((

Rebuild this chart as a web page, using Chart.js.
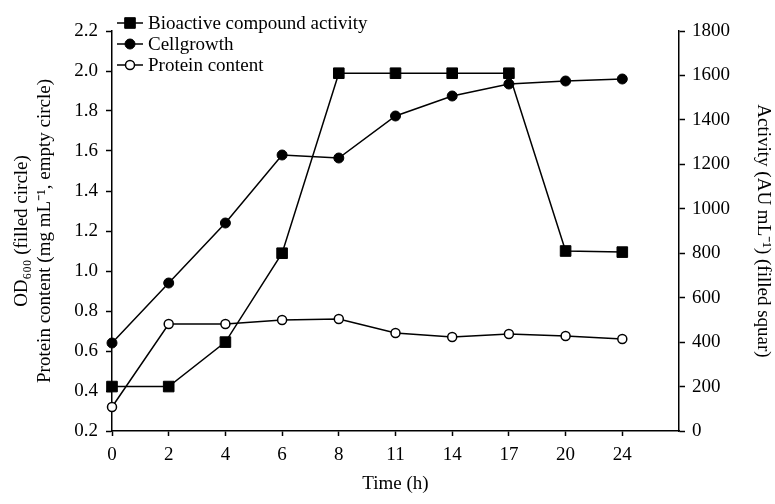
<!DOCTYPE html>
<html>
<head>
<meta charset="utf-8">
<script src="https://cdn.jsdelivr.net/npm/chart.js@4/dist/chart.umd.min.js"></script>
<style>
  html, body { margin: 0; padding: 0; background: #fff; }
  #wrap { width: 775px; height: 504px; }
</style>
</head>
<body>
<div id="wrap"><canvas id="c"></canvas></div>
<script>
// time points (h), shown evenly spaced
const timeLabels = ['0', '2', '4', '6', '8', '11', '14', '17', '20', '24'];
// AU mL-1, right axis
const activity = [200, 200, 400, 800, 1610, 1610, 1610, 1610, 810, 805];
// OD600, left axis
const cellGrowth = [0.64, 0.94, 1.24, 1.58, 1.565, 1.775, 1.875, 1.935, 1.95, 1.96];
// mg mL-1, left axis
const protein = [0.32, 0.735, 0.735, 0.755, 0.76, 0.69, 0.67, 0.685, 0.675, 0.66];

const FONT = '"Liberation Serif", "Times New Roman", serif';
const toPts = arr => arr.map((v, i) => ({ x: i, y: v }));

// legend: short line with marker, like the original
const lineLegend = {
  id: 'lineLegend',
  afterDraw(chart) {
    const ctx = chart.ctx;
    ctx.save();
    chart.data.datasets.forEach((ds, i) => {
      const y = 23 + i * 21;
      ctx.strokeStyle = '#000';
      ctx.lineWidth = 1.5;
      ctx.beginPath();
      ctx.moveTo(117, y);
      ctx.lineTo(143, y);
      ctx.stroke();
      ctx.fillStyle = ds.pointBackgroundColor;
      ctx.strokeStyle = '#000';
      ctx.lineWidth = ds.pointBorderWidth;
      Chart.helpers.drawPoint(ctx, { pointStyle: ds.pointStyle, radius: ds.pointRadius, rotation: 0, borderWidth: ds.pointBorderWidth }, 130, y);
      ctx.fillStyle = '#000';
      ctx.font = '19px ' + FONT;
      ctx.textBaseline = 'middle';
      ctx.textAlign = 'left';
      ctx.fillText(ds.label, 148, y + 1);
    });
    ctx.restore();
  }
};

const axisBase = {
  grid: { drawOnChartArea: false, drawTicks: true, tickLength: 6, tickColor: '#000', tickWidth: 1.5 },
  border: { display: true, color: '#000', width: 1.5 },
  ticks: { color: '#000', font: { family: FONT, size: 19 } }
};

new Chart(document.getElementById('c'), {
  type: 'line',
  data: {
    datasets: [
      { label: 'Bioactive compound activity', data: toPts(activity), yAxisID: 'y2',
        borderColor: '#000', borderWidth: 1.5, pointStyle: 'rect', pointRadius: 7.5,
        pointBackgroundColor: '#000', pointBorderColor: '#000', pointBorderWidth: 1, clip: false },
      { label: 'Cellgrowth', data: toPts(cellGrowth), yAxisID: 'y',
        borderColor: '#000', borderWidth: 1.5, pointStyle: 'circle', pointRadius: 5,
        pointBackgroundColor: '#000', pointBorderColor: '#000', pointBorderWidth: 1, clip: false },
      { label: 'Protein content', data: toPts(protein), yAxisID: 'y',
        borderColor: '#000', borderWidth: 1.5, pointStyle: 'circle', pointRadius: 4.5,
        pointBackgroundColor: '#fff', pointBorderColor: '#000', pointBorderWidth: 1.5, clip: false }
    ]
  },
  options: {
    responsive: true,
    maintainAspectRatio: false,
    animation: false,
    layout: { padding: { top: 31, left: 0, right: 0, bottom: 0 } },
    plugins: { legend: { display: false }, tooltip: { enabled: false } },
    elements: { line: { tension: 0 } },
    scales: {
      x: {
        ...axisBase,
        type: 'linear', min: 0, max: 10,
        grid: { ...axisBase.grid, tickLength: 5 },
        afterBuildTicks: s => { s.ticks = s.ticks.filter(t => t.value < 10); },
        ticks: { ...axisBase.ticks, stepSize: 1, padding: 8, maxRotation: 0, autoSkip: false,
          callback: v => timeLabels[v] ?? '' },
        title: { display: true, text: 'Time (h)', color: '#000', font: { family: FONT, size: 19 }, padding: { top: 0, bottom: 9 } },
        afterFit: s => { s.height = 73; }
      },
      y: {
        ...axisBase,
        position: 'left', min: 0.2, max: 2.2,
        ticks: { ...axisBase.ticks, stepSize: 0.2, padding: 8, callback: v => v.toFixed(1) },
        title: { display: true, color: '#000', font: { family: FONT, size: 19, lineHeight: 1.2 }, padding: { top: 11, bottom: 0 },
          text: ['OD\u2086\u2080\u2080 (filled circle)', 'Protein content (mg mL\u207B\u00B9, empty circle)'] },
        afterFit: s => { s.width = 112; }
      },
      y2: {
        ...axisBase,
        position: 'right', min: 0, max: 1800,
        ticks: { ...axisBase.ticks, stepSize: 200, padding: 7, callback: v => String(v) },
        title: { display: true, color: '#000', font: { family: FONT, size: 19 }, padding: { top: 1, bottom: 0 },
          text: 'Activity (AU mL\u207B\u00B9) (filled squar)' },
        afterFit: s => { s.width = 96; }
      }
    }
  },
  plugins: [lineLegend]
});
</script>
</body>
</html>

))

What is needed is an exact reproduction of the data, pictures excluded.

Task response |
Rebuild this chart as a web page, using Chart.js.
<!DOCTYPE html>
<html>
<head>
<meta charset="utf-8">
<script src="https://cdn.jsdelivr.net/npm/chart.js@4/dist/chart.umd.min.js"></script>
<style>
  html, body { margin: 0; padding: 0; background: #fff; }
  #wrap { width: 775px; height: 504px; }
</style>
</head>
<body>
<div id="wrap"><canvas id="c"></canvas></div>
<script>
// time points (h), shown evenly spaced
const timeLabels = ['0', '2', '4', '6', '8', '11', '14', '17', '20', '24'];
// AU mL-1, right axis
const activity = [200, 200, 400, 800, 1610, 1610, 1610, 1610, 810, 805];
// OD600, left axis
const cellGrowth = [0.64, 0.94, 1.24, 1.58, 1.565, 1.775, 1.875, 1.935, 1.95, 1.96];
// mg mL-1, left axis
const protein = [0.32, 0.735, 0.735, 0.755, 0.76, 0.69, 0.67, 0.685, 0.675, 0.66];

const FONT = '"Liberation Serif", "Times New Roman", serif';
const toPts = arr => arr.map((v, i) => ({ x: i, y: v }));

// legend: short line with marker, like the original
const lineLegend = {
  id: 'lineLegend',
  afterDraw(chart) {
    const ctx = chart.ctx;
    ctx.save();
    chart.data.datasets.forEach((ds, i) => {
      const y = 23 + i * 21;
      ctx.strokeStyle = '#000';
      ctx.lineWidth = 1.5;
      ctx.beginPath();
      ctx.moveTo(117, y);
      ctx.lineTo(143, y);
      ctx.stroke();
      ctx.fillStyle = ds.pointBackgroundColor;
      ctx.strokeStyle = '#000';
      ctx.lineWidth = ds.pointBorderWidth;
      Chart.helpers.drawPoint(ctx, { pointStyle: ds.pointStyle, radius: ds.pointRadius, rotation: 0, borderWidth: ds.pointBorderWidth }, 130, y);
      ctx.fillStyle = '#000';
      ctx.font = '19px ' + FONT;
      ctx.textBaseline = 'middle';
      ctx.textAlign = 'left';
      ctx.fillText(ds.label, 148, y + 1);
    });
    ctx.restore();
  }
};

const axisBase = {
  grid: { drawOnChartArea: false, drawTicks: true, tickLength: 6, tickColor: '#000', tickWidth: 1.5 },
  border: { display: true, color: '#000', width: 1.5 },
  ticks: { color: '#000', font: { family: FONT, size: 19 } }
};

new Chart(document.getElementById('c'), {
  type: 'line',
  data: {
    datasets: [
      { label: 'Bioactive compound activity', data: toPts(activity), yAxisID: 'y2',
        borderColor: '#000', borderWidth: 1.5, pointStyle: 'rect', pointRadius: 7.5,
        pointBackgroundColor: '#000', pointBorderColor: '#000', pointBorderWidth: 1, clip: false },
      { label: 'Cellgrowth', data: toPts(cellGrowth), yAxisID: 'y',
        borderColor: '#000', borderWidth: 1.5, pointStyle: 'circle', pointRadius: 5,
        pointBackgroundColor: '#000', pointBorderColor: '#000', pointBorderWidth: 1, clip: false },
      { label: 'Protein content', data: toPts(protein), yAxisID: 'y',
        borderColor: '#000', borderWidth: 1.5, pointStyle: 'circle', pointRadius: 4.5,
        pointBackgroundColor: '#fff', pointBorderColor: '#000', pointBorderWidth: 1.5, clip: false }
    ]
  },
  options: {
    responsive: true,
    maintainAspectRatio: false,
    animation: false,
    layout: { padding: { top: 31, left: 0, right: 0, bottom: 0 } },
    plugins: { legend: { display: false }, tooltip: { enabled: false } },
    elements: { line: { tension: 0 } },
    scales: {
      x: {
        ...axisBase,
        type: 'linear', min: 0, max: 10,
        grid: { ...axisBase.grid, tickLength: 5 },
        afterBuildTicks: s => { s.ticks = s.ticks.filter(t => t.value < 10); },
        ticks: { ...axisBase.ticks, stepSize: 1, padding: 8, maxRotation: 0, autoSkip: false,
          callback: v => timeLabels[v] ?? '' },
        title: { display: true, text: 'Time (h)', color: '#000', font: { family: FONT, size: 19 }, padding: { top: 0, bottom: 9 } },
        afterFit: s => { s.height = 73; }
      },
      y: {
        ...axisBase,
        position: 'left', min: 0.2, max: 2.2,
        ticks: { ...axisBase.ticks, stepSize: 0.2, padding: 8, callback: v => v.toFixed(1) },
        title: { display: true, color: '#000', font: { family: FONT, size: 19, lineHeight: 1.2 }, padding: { top: 11, bottom: 0 },
          text: ['OD\u2086\u2080\u2080 (filled circle)', 'Protein content (mg mL\u207B\u00B9, empty circle)'] },
        afterFit: s => { s.width = 112; }
      },
      y2: {
        ...axisBase,
        position: 'right', min: 0, max: 1800,
        ticks: { ...axisBase.ticks, stepSize: 200, padding: 7, callback: v => String(v) },
        title: { display: true, color: '#000', font: { family: FONT, size: 19 }, padding: { top: 1, bottom: 0 },
          text: 'Activity (AU mL\u207B\u00B9) (filled squar)' },
        afterFit: s => { s.width = 96; }
      }
    }
  },
  plugins: [lineLegend]
});
</script>
</body>
</html>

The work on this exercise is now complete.